Quote the whole listing word for word. Do not include the pictures.

Source excerpt:
● ● ● ● ●
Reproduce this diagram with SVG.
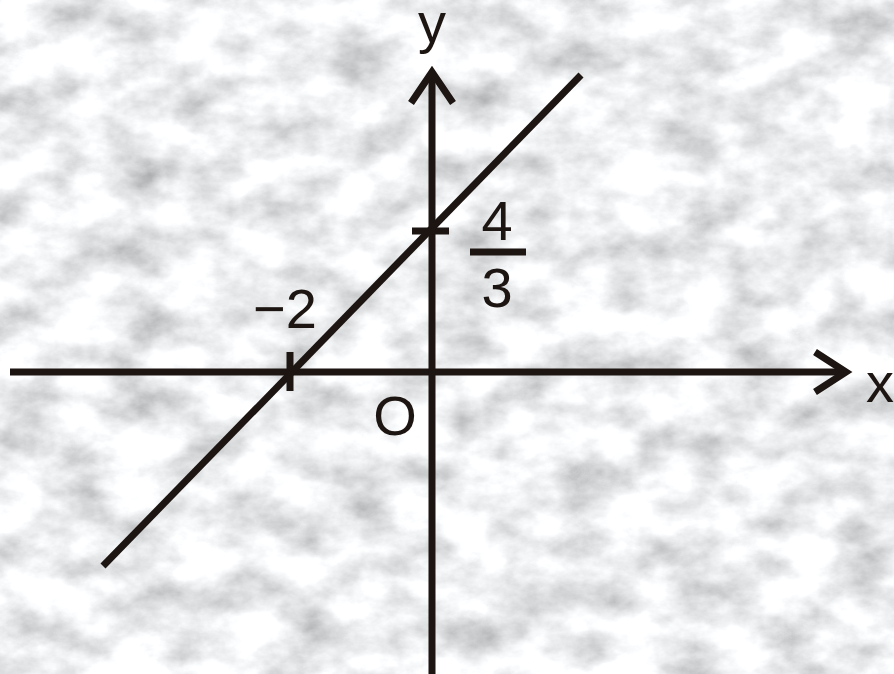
<svg xmlns="http://www.w3.org/2000/svg" width="894" height="674" viewBox="0 0 894 674">
<style>
.ax{stroke:#1c1512;stroke-width:7;fill:none}
.t{font-family:"Liberation Sans",Arial,sans-serif;font-size:56px;fill:#1c1512}
</style>
<defs>
<filter id="marble" x="0" y="0" width="100%" height="100%">
<feTurbulence type="fractalNoise" baseFrequency="0.018 0.026" numOctaves="6" seed="11" result="n"/>
<feColorMatrix in="n" type="matrix" values="1.0 0 0 0 0.36  1.0 0 0 0 0.37  1.0 0 0 0 0.38  0 0 0 0 1"/>
</filter>
</defs>
<rect id="background" x="0" y="0" width="894" height="674" fill="#d8d9da"/>
<rect x="0" y="0" width="894" height="674" filter="url(#marble)"/>
<g id="connectors">
<line id="x-axis" class="ax" x1="10" y1="372" x2="846" y2="372"/>
<polyline class="ax" points="815,352 846,372 815,392"/>
<line id="y-axis" class="ax" x1="432" y1="674" x2="432" y2="72"/>
<polyline class="ax" points="411,103 432,72 453,103"/>
<line id="graph-line" class="ax" x1="103" y1="566" x2="581" y2="75"/>
<line class="ax" stroke-width="8" x1="290" y1="352" x2="290" y2="391"/>
<line class="ax" stroke-width="8" x1="412" y1="231" x2="449" y2="231"/>
<line class="ax" stroke-width="9" x1="470" y1="252" x2="526" y2="252"/>
</g>
<g id="labels">
<text class="t" x="432" y="42" text-anchor="middle">y</text>
<text class="t" x="866" y="402">x</text>
<text class="t" x="395" y="435" text-anchor="middle">O</text>
<text class="t" x="285" y="328" text-anchor="middle" font-size="55">−2</text>
<text class="t" x="497" y="240" text-anchor="middle">4</text>
<text class="t" x="497" y="307" text-anchor="middle">3</text>
</g>
</svg>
● ● ● ● ●
Reply:
Reproduce this diagram with SVG.
<svg xmlns="http://www.w3.org/2000/svg" width="894" height="674" viewBox="0 0 894 674">
<style>
.ax{stroke:#1c1512;stroke-width:7;fill:none}
.t{font-family:"Liberation Sans",Arial,sans-serif;font-size:56px;fill:#1c1512}
</style>
<defs>
<filter id="marble" x="0" y="0" width="100%" height="100%">
<feTurbulence type="fractalNoise" baseFrequency="0.018 0.026" numOctaves="6" seed="11" result="n"/>
<feColorMatrix in="n" type="matrix" values="1.0 0 0 0 0.36  1.0 0 0 0 0.37  1.0 0 0 0 0.38  0 0 0 0 1"/>
</filter>
</defs>
<rect id="background" x="0" y="0" width="894" height="674" fill="#d8d9da"/>
<rect x="0" y="0" width="894" height="674" filter="url(#marble)"/>
<g id="connectors">
<line id="x-axis" class="ax" x1="10" y1="372" x2="846" y2="372"/>
<polyline class="ax" points="815,352 846,372 815,392"/>
<line id="y-axis" class="ax" x1="432" y1="674" x2="432" y2="72"/>
<polyline class="ax" points="411,103 432,72 453,103"/>
<line id="graph-line" class="ax" x1="103" y1="566" x2="581" y2="75"/>
<line class="ax" stroke-width="8" x1="290" y1="352" x2="290" y2="391"/>
<line class="ax" stroke-width="8" x1="412" y1="231" x2="449" y2="231"/>
<line class="ax" stroke-width="9" x1="470" y1="252" x2="526" y2="252"/>
</g>
<g id="labels">
<text class="t" x="432" y="42" text-anchor="middle">y</text>
<text class="t" x="866" y="402">x</text>
<text class="t" x="395" y="435" text-anchor="middle">O</text>
<text class="t" x="285" y="328" text-anchor="middle" font-size="55">−2</text>
<text class="t" x="497" y="240" text-anchor="middle">4</text>
<text class="t" x="497" y="307" text-anchor="middle">3</text>
</g>
</svg>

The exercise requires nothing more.